WHEN TAGORE MEETS KALIDAS


It will be worthwhile offering Tagore homage by being original in our approach to life's problems and by being creative in our endeavours. Mere worshipping the Ganga by its waters, as the Bengali adage goes, is not productive of sufficient good. Tagore was preeminently a creative person and a thinker par excellence, and he must be studied analytically and then a synthesis of his ideas must be allowed to germinate in our brains for effective work to be done on him and in his footsteps, seeking inspiration from his life and attainments.

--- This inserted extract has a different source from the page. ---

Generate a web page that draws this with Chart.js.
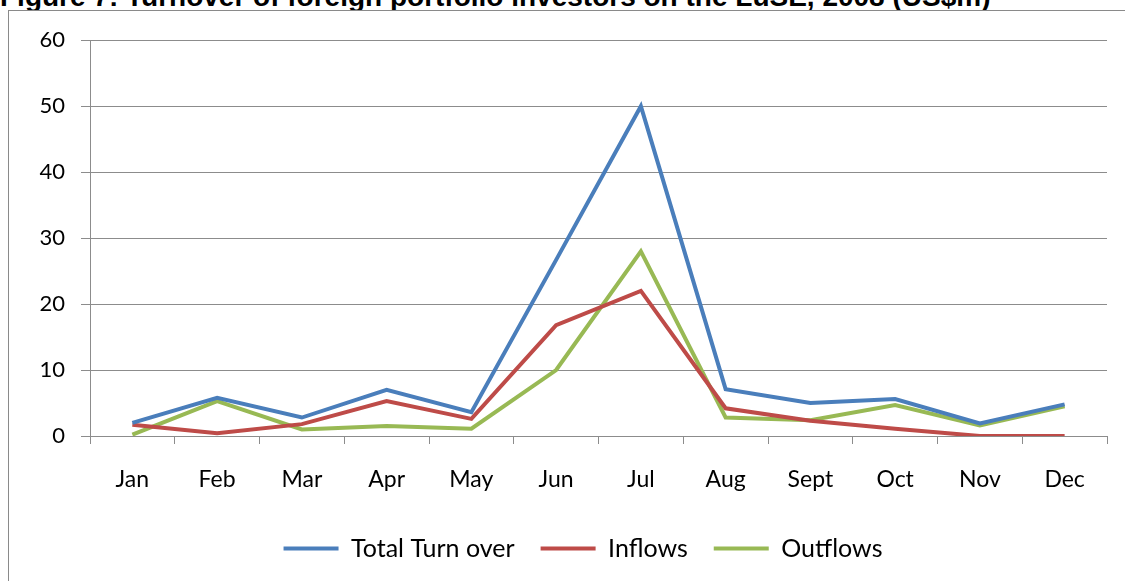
<!DOCTYPE html>
<html>
<head>
<meta charset="utf-8">
<script src="https://cdn.jsdelivr.net/npm/chart.js@4.4.1/dist/chart.umd.min.js"></script>
<style>
  html, body { margin: 0; padding: 0; background: #fff; overflow: hidden; width: 1125px; height: 581px; }
  #title {
    position: absolute; left: 0; top: -19px; white-space: nowrap; line-height: 1;
    font: bold 28px "Liberation Sans", Arial, sans-serif; color: #000;
  }
  #frame {
    position: absolute; left: 8px; top: 10px; width: 1130px; height: 600px;
    border: 1px solid #8a8a8a; box-sizing: border-box; background: #fff;
  }
  #wrap { position: absolute; left: 9px; top: 11px; width: 1116px; height: 570px; }
</style>
</head>
<body>
<div id="title">Figure 7: Turnover of foreign portfolio investors on the LuSE, 2008 (US$m)</div>
<div id="frame"></div>
<div id="wrap"><canvas id="turnoverChart"></canvas></div>
<script>
// Months on the category axis
const months = ['Jan', 'Feb', 'Mar', 'Apr', 'May', 'Jun', 'Jul', 'Aug', 'Sept', 'Oct', 'Nov', 'Dec']

// US$m
const totalTurnover = [2.0, 5.8, 2.8, 7.0, 3.6, 26.7, 50.0, 7.1, 5.0, 5.6, 1.9, 4.8]
const inflows = [1.7, 0.4, 1.8, 5.3, 2.6, 16.8, 22.0, 4.2, 2.3, 1.1, 0.0, 0.0]
const outflows = [0.2, 5.3, 1.0, 1.5, 1.1, 10.0, 28.0, 2.8, 2.4, 4.7, 1.6, 4.5]

const yTicks = [0, 10, 20, 30, 40, 50, 60]

document.addEventListener('DOMContentLoaded', () => {
  const ctx = document.getElementById('turnoverChart')
  const gridColor = '#8c8c8c'
  const family = 'Lato, "Open Sans", sans-serif'

  const makeSeries = (label, data, color) => ({
    label: label,
    data: data,
    borderColor: color,
    backgroundColor: color,
    borderWidth: 4,
    pointRadius: 0,
    pointHoverRadius: 0,
    pointStyle: 'line',
    tension: 0,
    fill: false
  })

  // nudge the legend a little to the right, like the original
  const legendShift = {
    id: 'legendShift',
    afterLayout: (chart) => {
      if (chart.legend) {
        chart.legend.left += 25
        chart.legend.right += 25
      }
    }
  }

  new Chart(ctx, {
    type: 'line',
    data: {
      labels: months,
      datasets: [
        makeSeries('Total Turn over', totalTurnover, '#4a7ebb'),
        makeSeries('Inflows', inflows, '#be4b48'),
        makeSeries('Outflows', outflows, '#98b954')
      ]
    },
    plugins: [legendShift],
    options: {
      responsive: true,
      maintainAspectRatio: false,
      animation: false,
      layout: {
        padding: { top: 29, right: 18, bottom: 10, left: 0 }
      },
      scales: {
        x: {
          offset: true,
          grid: {
            offset: true,
            drawOnChartArea: false,
            drawTicks: true,
            tickLength: 8,
            color: gridColor
          },
          border: { display: true, color: gridColor },
          ticks: { color: '#000', font: { family: family, size: 23 }, padding: 22, maxRotation: 0 },
          afterFit: (scale) => { scale.height = 74 }
        },
        y: {
          min: yTicks[0],
          max: yTicks[yTicks.length - 1],
          afterBuildTicks: (scale) => {
            scale.ticks = yTicks.map((v) => ({ value: v }))
          },
          grid: {
            color: gridColor,
            drawTicks: true,
            tickLength: 9
          },
          border: { display: true, color: gridColor },
          ticks: { color: '#000', font: { family: family, size: 22 }, padding: 16 },
          afterFit: (scale) => { scale.width = 81 }
        }
      },
      plugins: {
        legend: {
          position: 'bottom',
          labels: {
            usePointStyle: true,
            pointStyleWidth: 55,
            padding: 26,
            color: '#000',
            font: { family: family, size: 25 }
          }
        },
        tooltip: { enabled: false }
      }
    }
  })
})
</script>
</body>
</html>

For far too long we have lived under the shadow of great men and they have been in such a large abundance in our recent historical past following the Bengal Renaissance. But the flow of ideas that had once inundated our national mind has now reduced to a trickle. It is owing to this tendency to eulogise these seminal personalities without serious study of their works. A cursory glance through a few quotes or passages of the writings of these titans of the Indian awakening does in no way do justice to them nor does it show our devotion very much in a bright light. Intellectual standards have declined over the decades post independence and now they are on a precipitous course to nullity. It is here that Tagore, Vivekananda, Aurobindo and other stalwarts of the Renaissance become increasingly relevant for the polity to take an upward turn.
Tagore and Kalidas are two of our all-time poetic greats and it is meet that they both be studied in tandem by the youth for which, though, the knowledge of Sanskrit will be a sine qua non. Let the Governments at the Centre and the States take special initiative to open Tagore-Kalidas Centres throughout India for the dissemination of the poetic message of the duo. Interestingly, Tagore had in his famous poem entitled 'Sheykaal' fancied himself in Kalidas' shoes in the court of King Vikramaditya and had thought that he would have fared rather well in his role. Let us, therefore, bring them together, Tagore and Kalidas, in our bid to bridge poetic distance and foster culture, ancient and modern, in an ideal mix for future fruition of it to take place in the coming generations of aspirant poets and litterateurs.